John Etté, Principal Adviser for Heritage at Risk for Historic England in the South West, said: “We are delighted to have been able to support the SAVE Trust with the rescue of one of the country’s most extraordinary buildings. Castle House has been on our Heritage at Risk Register since 2000 and would have been lost to the nation had the Trust not stepped in and began the long programme of repairs to safeguard and restore this remarkable Victorian structure, supported by £400,000 in grants from Historic England.”
David Eccles, Head of Stakeholder Engagement, EDF Energy Hinkley
Point C, said: “This is fantastic news for Bridgwater and for the preservation of rare architecture more widely. We at EDF Energy are incredibly pleased that our £200,000 of investment into the project will leave such a powerful tribute to the
fascinating history and success of the town – something we are working together to take forward for many years to come."
Chris Balme, Director, Ferguson Mann Architects, said: "Castle House provides an important link in the history of construction technology between traditional building materials and methods such as lime, timber and masonry, and ‘modern’ cements, reinforced and cast concrete construction. John Board’s development of his own Bath, Portland and Roman varieties of cement, combined with his expertise in brick and tile manufacture led him to explore the potential of pre-cast and in-situ concrete. The reinforcement of his extraordinary floor and roof constructions with iron was revolutionary. Because of the unusual construction of the building, we had to use innovative conservation techniques when repairing it, this included supporting the failing concrete floors on new fibre reinforced concrete vaults that were cast underneath the original."

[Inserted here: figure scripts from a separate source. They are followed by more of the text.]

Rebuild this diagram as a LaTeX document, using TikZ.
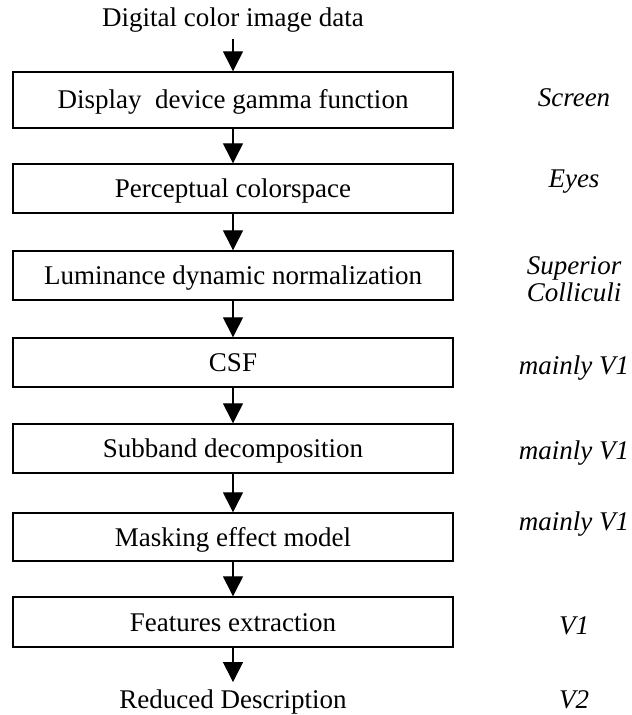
\documentclass[tikz,border=0pt]{standalone}
\usepackage{fontspec}
\setmainfont{Liberation Serif}
\usetikzlibrary{arrows.meta}
\newcommand{\fsz}{\fontsize{27bp}{26.5bp}\selectfont}
\begin{document}
\begin{tikzpicture}[x=1bp,y=-1bp,
  stepbox/.style={draw, line width=1.4bp, minimum width=440bp, inner sep=0pt,
    text height=18bp, text depth=0pt, font=\fsz},
  arr/.style={line width=1.3bp, -{Triangle[length=20bp,width=20bp]}},
  lbl/.style={font=\fsz\itshape, anchor=base, inner sep=0pt},
  endtext/.style={font=\fsz, anchor=base},
]
\useasboundingbox (0,0) rectangle (632,715);

\node[endtext, inner sep=6bp] (in) at (233,27) {Digital color image data};
\node[stepbox, minimum height=56bp] (b1) at (233,100) {Display\ \ device gamma function};
\node[stepbox, minimum height=49bp] (b2) at (233,188.5) {Perceptual colorspace};
\node[stepbox, minimum height=49bp] (b3) at (233,275.5) {Luminance dynamic normalization};
\node[stepbox, minimum height=49bp] (b4) at (233,362.5) {CSF};
\node[stepbox, minimum height=49bp] (b5) at (233,448.5) {Subband decomposition};
\node[stepbox, minimum height=48bp] (b6) at (233,537) {Masking effect model};
\node[stepbox, minimum height=50bp] (b7) at (233,622) {Features extraction};
\node[endtext, inner sep=7bp] (out) at (233,708) {Reduced Description};

\draw[arr] (in) -- (b1);
\draw[arr] (b1) -- (b2);
\draw[arr] (b2) -- (b3);
\draw[arr] (b3) -- (b4);
\draw[arr] (b4) -- (b5);
\draw[arr] (b5) -- (b6);
\draw[arr] (b6) -- (b7);
\draw[arr] (b7) -- (out);

\node[lbl] (l1) at (574,107) {Screen};
\node[lbl] (l2) at (574,187) {Eyes};
\node[font=\fsz\itshape, align=center, inner sep=0pt] (l3) at (574,279) {Superior\\Colliculi};
\node[lbl] (l4) at (574,374) {mainly V1};
\node[lbl] (l5) at (574,459) {mainly V1};
\node[lbl] (l6) at (574,530) {mainly V1};
\node[lbl] (l7) at (574,634) {V1};
\node[lbl] (l8) at (574,708) {V2};
\end{tikzpicture}
\end{document}
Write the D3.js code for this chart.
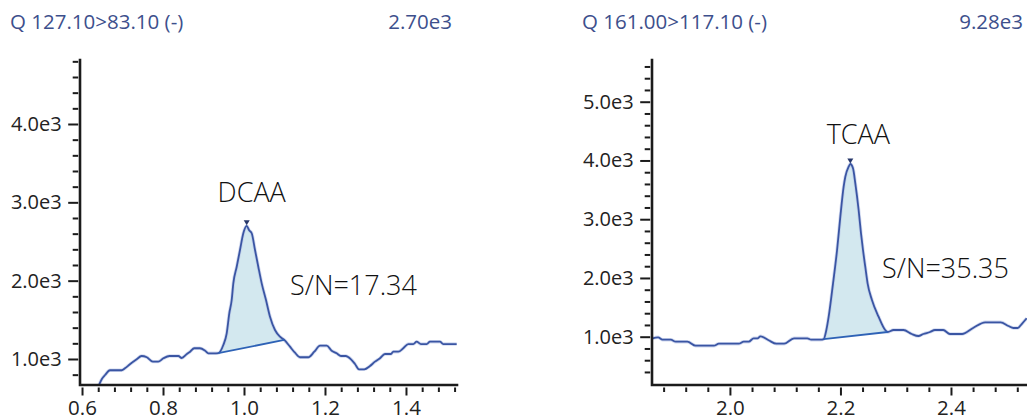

Castle House features many fine decorative elements made out of concrete (photo: Ferguson Mann Architects)
Built in 1851, the house demonstrated the versatility and potential of concrete. Castle House is one of the earliest surviving examples of the use of prefabricated concrete and constructional post-tensioning in the world and an important monument of Victorian inventiveness and ambition.
It was built as a family home – and ‘show house’ – for John Board, a pioneer of concrete construction. John Board founded his firm Board & Co founded in 1844. He was at the forefront of concrete manufacturing, and Castle House was where he trialled and tested new construction techniques.
John Board’s innovative spirit was recognised when he was selected to represent the district at the Great Exhibition of 1851. He produced six of concrete figures for the Great Exhibition - the six niches at Castle House may have been designed to accommodate sculptures. The building is an unusual and highly significant achievement.
The gothic window frames together with pre-cast architectural detailing give the house a very special charm; the top floor has concrete vaults supporting the roof. It is easy to imagine how the interiors, currently still in an unfinished condition, could be turned into three handsome apartments.
Designed to recall the old Bridgwater Castle that once stood near Castle House, the building is a striking gothic folly. It is a beacon of modernity in Bridgwater – not only for its ambitious and advanced construction technology but also for introducing the new gothic taste that was fashionable around the time. Castle House stands out opposite the former County Court, also grade II* listed, with its impressive classic portico, and the flamboyant gothic design is framed by the restrained Georgian neighbours when seen from Castle Street, one of the most beautiful Georgian streets in the South West.
Castle House is highly visible from Castle Street.